Short problem:
Leaving out every picture, retype the lines below from the top through the one that contains "from matplotlib.patches import Rectangle".

___ Available data

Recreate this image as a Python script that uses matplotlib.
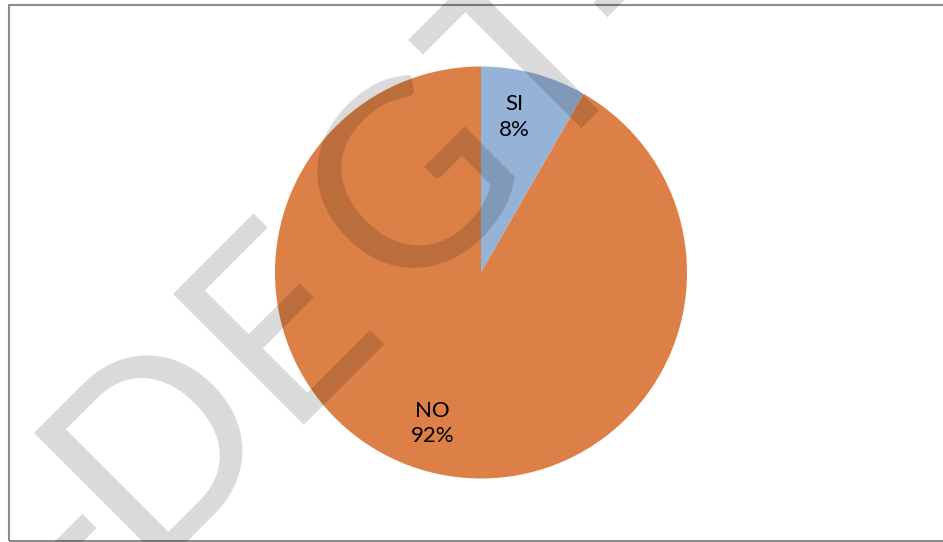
import matplotlib
matplotlib.use("Agg")
import matplotlib.pyplot as plt
from matplotlib.patches import Rectangle

# data
categories = ["SI", "NO"]
shares = [8.3, 91.7]
colors = ["#95b3d7", "#dd8047"]

# watermark letters and where their centres sit along the diagonal (px)
mark_letters = ["-", "D", "E", "G", "T", "-"]
mark_centres = [-60, 72, 244, 436, 606, 727]

W, H = 943, 542
fig = plt.figure(figsize=(W / 100, H / 100), dpi=100)
fig.patch.set_facecolor("white")

# pie centre ~ (481, 272) px, radius ~206 px
cx, cy, r = 481, 272.5, 206
ax = fig.add_axes([(cx - r) / W, (H - cy - r) / H, 2 * r / W, 2 * r / H])
wedges, texts, autotexts = ax.pie(
    shares, colors=colors, startangle=90, counterclock=False,
    autopct="%.0f%%", pctdistance=0.77,
    wedgeprops=dict(linewidth=0),
    textprops=dict(fontsize=16, family=["Lato", "DejaVu Sans"], color="black"),
)
for t, cat in zip(autotexts, categories):
    t.set_text(cat + "\n" + t.get_text())
    t.set_linespacing(1.35)
    t.set_ha("center")
    t.set_va("center")
    x, y = t.get_position()
    t.set_position((x - 0.036, y + 0.01))
ax.set_xlim(-1, 1)
ax.set_ylim(-1, 1)
ax.set_aspect("auto")
ax.axis("off")

# chart frame
fig.patches.append(Rectangle((8.5 / W, 1 / H), 2.0, (541 - 4.5) / H,
                             transform=fig.transFigure, fill=False,
                             edgecolor="#8c8c8c", linewidth=1.5, zorder=0))

# diagonal watermark, letter by letter along a 45 degree baseline
ox, oy, base = 35, 420, 177
for ch, s in zip(mark_letters, mark_centres):
    px = ox + (s + base) / 2 ** 0.5
    py = oy + (base - s) / 2 ** 0.5
    fig.text(px / W, 1 - py / H, ch, rotation=45, rotation_mode="anchor",
             ha="center", va="baseline", fontsize=186,
             family=["Lato", "DejaVu Sans"], color="black", alpha=0.15,
             zorder=10)

fig.savefig("out.png", dpi=100)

______

Answer to the problem:
Recreate this image as a Python script that uses matplotlib.
import matplotlib
matplotlib.use("Agg")
import matplotlib.pyplot as plt
from matplotlib.patches import Rectangle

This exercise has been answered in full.